Kelompok-kelompok hak asasi manusia dan media investigasi juga mengkritik kurangnya transparansi seputar penjualan senjata Prancis ke Israel.
Pekan lalu, sebuah artikel dari media Prancis, Mediapart, meneliti “jutaan euro senjata Prancis yang dikirim ke Israel”.
Menurut laporan kementerian pertahanan kepada parlemen yang diperoleh Mediapart, Prancis mengirimkan peralatan militer senilai €30 juta ($33 juta) ke Israel pada tahun 2023.

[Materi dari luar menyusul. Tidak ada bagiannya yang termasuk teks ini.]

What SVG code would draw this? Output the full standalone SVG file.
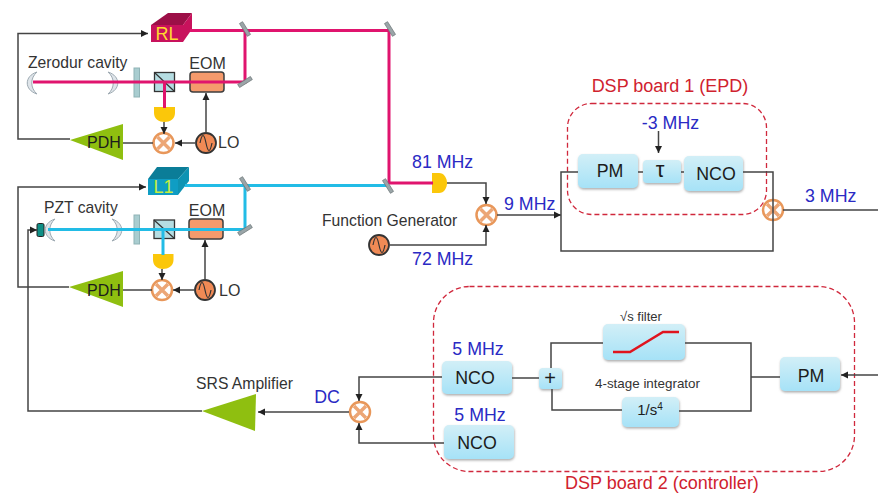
<svg xmlns="http://www.w3.org/2000/svg" width="878" height="493" viewBox="0 0 878 493">
<style>
text{font-family:"Liberation Sans",Arial,sans-serif;font-size:15.700px;fill:#333}
.b{fill:#2a2ac4;font-size:17.800px}
.r{fill:#d0222e;font-size:18px}
.k{fill:#1c1c1c;font-size:17.800px}
.s{font-size:16px}
.w{fill:none;stroke:#444;stroke-width:1.5}
.a{marker-end:url(#arr)}
.pink{fill:none;stroke:#e0146e;stroke-width:3}
.cyan{fill:none;stroke:#22bce6;stroke-width:3}
.dash{fill:none;stroke:#d0283c;stroke-width:1.3;stroke-dasharray:5 3}
.box{fill:url(#bg);filter:url(#sh)}
.mir{fill:#9aa5a8;stroke:#6d7678;stroke-width:.7}
.cav{fill:#dfe5ea;stroke:#9eaab2;stroke-width:1}
.wp{fill:#a9cdd0;stroke:#8fb3b6}
.bs{fill:#b5dde2;stroke:#333;stroke-width:1.3}
.eom{fill:#f59a6c;stroke:#3e3e3e;stroke-width:1.5}
.pd{fill:#fbc70a}
.amp{fill:#8fbf10}
.mixc{fill:#fff;stroke:#e8975a;stroke-width:2.500}
.mixx{stroke:#eca676;stroke-width:3.500}
.lo{fill:#f08a55;stroke:#333;stroke-width:1.800}
.lw{fill:none;stroke:#333;stroke-width:1.200}
</style>
<defs>
<linearGradient id="bg" x1="0" y1="0" x2="0" y2="1"><stop offset="0" stop-color="#d2eff7"/><stop offset="1" stop-color="#a6e2f7"/></linearGradient>
<filter id="sh" x="-15%" y="-15%" width="130%" height="140%"><feDropShadow dx="0.5" dy="1.5" stdDeviation="1.2" flood-color="#777" flood-opacity=".6"/></filter>
<marker id="arr" markerWidth="8" markerHeight="8" refX="7" refY="4" orient="auto" markerUnits="userSpaceOnUse"><path d="M0 .5L7 4L0 7.5z" fill="#222"/></marker>
<g id="mixer"><circle r="10" class="mixc"/><path class="mixx" d="M-6-6L6 6M-6 6L6-6"/></g>
<g id="osc"><circle r="10" class="lo"/><path class="lw" d="M-6 0C-4-10-2-10 0 0S4 10 6 0"/></g>
<path id="cavL" class="cav" d="M10-11C-3-7-3 7 10 11C3 5 3-5 10-11z"/>
<path id="cavR" class="cav" d="M0-11C13-7 13 7 0 11C7 5 7-5 0-11z"/>
<rect id="mirror" class="mir" x="-1.8" y="-7.5" width="3.6" height="15" transform="rotate(-32)"/>
<rect id="mirror2" class="mir" x="-1.8" y="-7.5" width="3.6" height="15" transform="rotate(58)"/>
</defs>
<rect width="878" height="493" fill="#fff"/>

<g id="dsp-board-1"><rect class="dash" x="567.500" y="103.500" width="199" height="111" rx="24"/><text class="r" x="670" y="92" text-anchor="middle">DSP board 1 (EPD)</text></g>
<g id="dsp-board-2"><rect class="dash" x="433.500" y="286.500" width="421" height="185" rx="36"/><text class="r" x="662" y="488.500" text-anchor="middle">DSP board 2 (controller)</text></g>

<g id="rl"><path d="M151 25L168 13H192L183 25z" fill="#9c0f47"/><path d="M183 25L192 13V29L183 42z" fill="#c8125c"/><rect x="151" y="25" width="32" height="17" fill="#c8125c"/><text x="167" y="39.500" text-anchor="middle" style="fill:#ffd92e;font-size:18px">RL</text></g>
<g id="zerodur-cavity"><use href="#cavL" x="27" y="83"/><use href="#cavR" x="108" y="83"/><text x="28" y="68">Zerodur cavity</text></g>
<g id="wp-1"><rect class="wp" x="134" y="68" width="5.500" height="29"/></g>
<g id="bs-1"><rect class="bs" x="154.500" y="72.500" width="20" height="19"/><path class="lw" d="M154.500 72.500L174.500 91.500"/></g>
<g id="eom-1"><rect class="eom" x="190" y="72" width="34" height="20" rx="3"/><text class="s" x="207.500" y="68.500" text-anchor="middle">EOM</text></g>
<g id="pd-1"><path class="pd" d="M154 107H175V113C175 119 170 122 164.500 122S154 119 154 113z"/></g>
<g id="mix-1"><use href="#mixer" x="163.500" y="143"/></g>
<g id="lo-1"><use href="#osc" x="206" y="143"/><text class="s" x="218" y="148">LO</text></g>
<g id="pdh-1"><path class="amp" d="M70 140L123 124V160z"/><text class="s" style="fill:#1c1c1c" x="87" y="148">PDH</text></g>

<g id="l1"><path d="M148 179L157 167H189L178 179z" fill="#0b7d98"/><path d="M178 179L189 167V181L178 195z" fill="#0e93b3"/><rect x="148" y="179" width="30" height="16" fill="#0f9dc4"/><text x="163.500" y="192.500" text-anchor="middle" style="fill:#c6ee3c;font-size:18px">L1</text></g>
<g id="pzt-cavity"><rect x="37" y="223.500" width="7" height="13" rx="1.500" fill="#0f8f86" stroke="#222"/><use href="#cavL" x="45" y="230"/><use href="#cavR" x="112" y="230"/><text x="44" y="213">PZT cavity</text></g>
<g id="wp-2"><rect class="wp" x="134" y="215" width="5.500" height="29"/></g>
<g id="bs-2"><rect class="bs" x="154" y="220" width="20.500" height="18.500"/><path class="lw" d="M154 220L174.500 238.500"/></g>
<g id="eom-2"><rect class="eom" x="189" y="219" width="34" height="20" rx="3"/><text class="s" x="207" y="215.500" text-anchor="middle">EOM</text></g>
<g id="pd-2"><path class="pd" d="M153 254H173.500V260C173.500 266 168 269 163 269S153 266 153 260z"/></g>
<g id="mix-2"><use href="#mixer" x="162" y="290"/></g>
<g id="lo-2"><use href="#osc" x="205" y="290"/><text class="s" x="219" y="295.500">LO</text></g>
<g id="pdh-2"><path class="amp" d="M69 287L123 271V307z"/><text class="s" style="fill:#1c1c1c" x="87" y="295.500">PDH</text></g>

<g id="pd-3"><path class="pd" d="M432 173H439C444 173 447 178 447 183S444 193 439 193H432z"/><text class="b" x="412" y="168">81 MHz</text></g>
<g id="mix-3"><use href="#mixer" x="486.500" y="215"/><text class="b" x="504" y="210">9 MHz</text></g>
<g id="function-generator"><use href="#osc" x="379" y="245"/><text x="322" y="226">Function Generator</text><text class="b" x="412" y="265">72 MHz</text></g>
<g id="pm-1"><rect class="box" x="578" y="154" width="60" height="34" rx="5"/><text class="k" x="610" y="177" text-anchor="middle">PM</text></g>
<g id="tau"><rect class="box" x="643" y="160" width="38" height="23" rx="4"/><text class="k" x="660" y="177" text-anchor="middle" style="font-size:22px">τ</text></g>
<g id="nco-1"><rect class="box" x="684" y="156" width="59" height="35" rx="5"/><text class="k" x="716" y="180" text-anchor="middle">NCO</text></g>
<text class="b" x="670.500" y="129" text-anchor="middle" id="minus-3">-3 MHz</text>
<g id="mix-4"><use href="#mixer" x="773" y="210"/><text class="b" x="805" y="201.500">3 MHz</text></g>

<g id="pm-2"><rect class="box" x="780" y="357" width="60" height="34" rx="5"/><text class="k" x="811" y="382" text-anchor="middle">PM</text></g>
<g id="filter"><rect class="box" x="603" y="324" width="82" height="36" rx="5"/><path d="M613 352H630L663 332H679" fill="none" stroke="#e0141e" stroke-width="2.500"/><text x="641" y="321" text-anchor="middle" style="font-size:13px">√s filter</text></g>
<g id="integrator"><rect class="box" x="622" y="397" width="57" height="30" rx="5"/><text class="k" x="650" y="415" text-anchor="middle" style="font-size:15px">1/s<tspan dy="-5" style="font-size:10px">4</tspan></text><text x="647.500" y="388" text-anchor="middle" style="font-size:13.400px">4-stage integrator</text></g>
<g id="sum"><rect class="box" x="539" y="368" width="23" height="21" rx="4"/><text class="k" x="550" y="385" text-anchor="middle" style="font-size:20px">+</text></g>
<g id="nco-2"><rect class="box" x="442" y="361" width="70" height="33" rx="5"/><text class="k" x="475" y="384" text-anchor="middle">NCO</text><text class="b" x="478" y="355" text-anchor="middle">5 MHz</text></g>
<g id="nco-3"><rect class="box" x="444" y="425" width="70" height="34" rx="5"/><text class="k" x="477" y="449" text-anchor="middle">NCO</text><text class="b" x="480" y="420.500" text-anchor="middle">5 MHz</text></g>
<g id="mix-5"><use href="#mixer" x="360" y="412"/><text class="b" x="327" y="402.500" text-anchor="middle">DC</text></g>
<g id="srs"><path class="amp" d="M202 411L256 394L255 431z"/><text x="244.500" y="389" text-anchor="middle">SRS Amplifier</text></g>

<g id="connectors">
<path class="w a" d="M70 139H18V33.500H148"/>
<path class="w" d="M123 143H153"/>
<path class="w a" d="M195 143H175"/>
<path class="w a" d="M206 133V93"/>
<path class="w a" d="M164 122V134"/>
<path class="w a" d="M69 287H18V187H146"/>
<path class="w" d="M123 290H152"/>
<path class="w a" d="M195 290H173"/>
<path class="w a" d="M205 280V240"/>
<path class="w a" d="M162 269V280"/>
<path class="w a" d="M202 411H28V230H37"/>
<path class="pink" d="M190 30.500H389V183H433"/>
<path class="pink" d="M245 30.500V82H33"/>
<path class="pink" d="M164.500 82V108"/>
<path class="cyan" d="M185 185.500H388"/>
<path class="cyan" d="M245 185.500V229.500H48"/>
<path class="cyan" d="M163 229.500V255"/>
<path class="w a" d="M447 183H486V204"/>
<path class="w a" d="M389 245H486V225"/>
<path class="w a" d="M497 215H561"/>
<path class="w" d="M578 172H561V251H773V172H743"/>
<path class="w" d="M638 172H643M681 172H684"/>
<path class="w" d="M783 210H878"/>
<path class="w a" d="M658.500 131V153"/>
<path class="w a" d="M878 375H841"/>
<path class="w" d="M780 377H751V343H685M603 343H551V368M552 389V410H622M679 411H751V377"/>
<path class="w" d="M512 378H539"/>
<path class="w a" d="M442 377H359V401"/>
<path class="w a" d="M444 443H359V423"/>
<path class="w a" d="M349 412H258"/>
</g>

<use id="mirror-1" href="#mirror" x="245" y="29"/>
<use id="mirror-2" href="#mirror2" x="245" y="82"/>
<use id="mirror-3" href="#mirror" x="390" y="29"/>
<use id="mirror-4" href="#mirror" x="245" y="184"/>
<use id="mirror-5" href="#mirror2" x="245" y="230"/>
<use id="mirror-6" href="#mirror" x="388" y="186"/>
</svg>
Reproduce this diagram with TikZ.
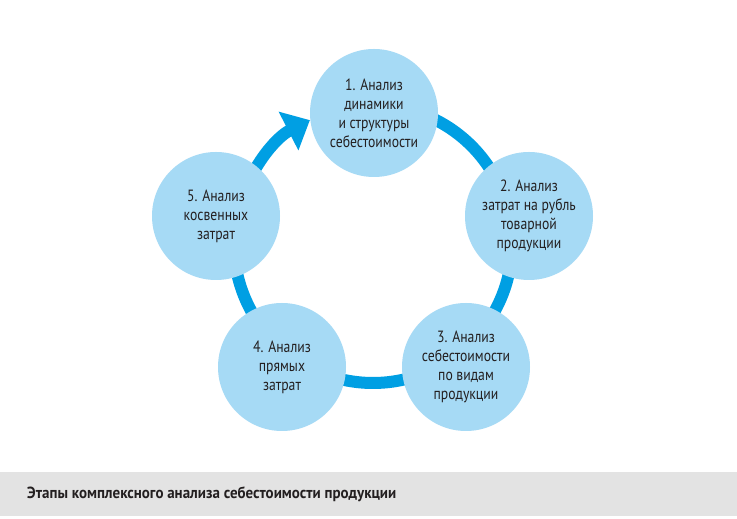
\documentclass[tikz,border=0pt]{standalone}
\usepackage{fontspec}
\setmainfont{PT Sans}[FakeStretch=0.84]
\newfontfamily\capfont{PT Sans}[FakeStretch=0.93]
\usetikzlibrary{arrows.meta}
\definecolor{ringblue}{HTML}{009FE3}
\definecolor{bubble}{HTML}{A6DAF5}
\definecolor{txt}{HTML}{231F20}
\definecolor{band}{HTML}{E3E3E3}
\tikzset{
  ringline/.style={draw=ringblue, line width=12pt},
  bubblenode/.style={circle, fill=bubble, minimum size=128pt, inner sep=0pt, align=center,
     text=txt, font=\fontsize{16.3}{19}\selectfont},
  captionnode/.style={anchor=west, text=txt, inner sep=0pt, font=\capfont\bfseries\fontsize{16.1}{18}\selectfont}
}
\begin{document}
\begin{tikzpicture}[x=1pt,y=1pt]
\useasboundingbox (0,0) rectangle (737,519);
\fill[white] (0,0) rectangle (737,519);
\fill[band] (0,3) rectangle (737,47);
\coordinate (c) at (373,275);
\draw[ringline] (c) ++(100:139) arc[start angle=100, end angle=-185, radius=139];
\draw[ringline, -{Triangle[width=42pt,length=24pt]}] (c) ++(165:139) arc[start angle=165, end angle=117, radius=139];
\node[bubblenode] (n1) at (374,406) {1. Анализ\\динамики\\и структуры\\себестоимости};
\node[bubblenode] (n2) at (529,303) {2. Анализ\\затрат на рубль\\товарной\\продукции};
\node[bubblenode] (n3) at (466,152) {3. Анализ\\себестоимости\\по видам\\продукции};
\node[bubblenode] (n4) at (282,152) {4. Анализ\\прямых\\затрат};
\node[bubblenode] (n5) at (216,303) {5. Анализ\\косвенных\\затрат};
\node[captionnode] (cap) at (27,25) {Этапы комплексного анализа себестоимости продукции};
\end{tikzpicture}
\end{document}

Namun, karena laporan tersebut tidak menyebutkan bulannya, media tersebut mencatat bahwa tidak mungkin untuk menentukan apakah pengiriman ini berlanjut setelah serangan Israel ke Gaza dimulai pada 7 Oktober, dan menambahkan bahwa Kementerian Angkatan Bersenjata tidak dapat mengklarifikasi masalah ini.
Sementara itu, para aktivis di negara itu telah mengutuk peningkatan penindasan terhadap suara-suara pro-Palestina sejak 7 Oktober, dengan ratusan investigasi yang diluncurkan terhadap komentar-komentar mengenai konflik Israel-Palestina di bawah apa yang disebut sebagai pelanggaran “permintaan maaf atas terorisme”.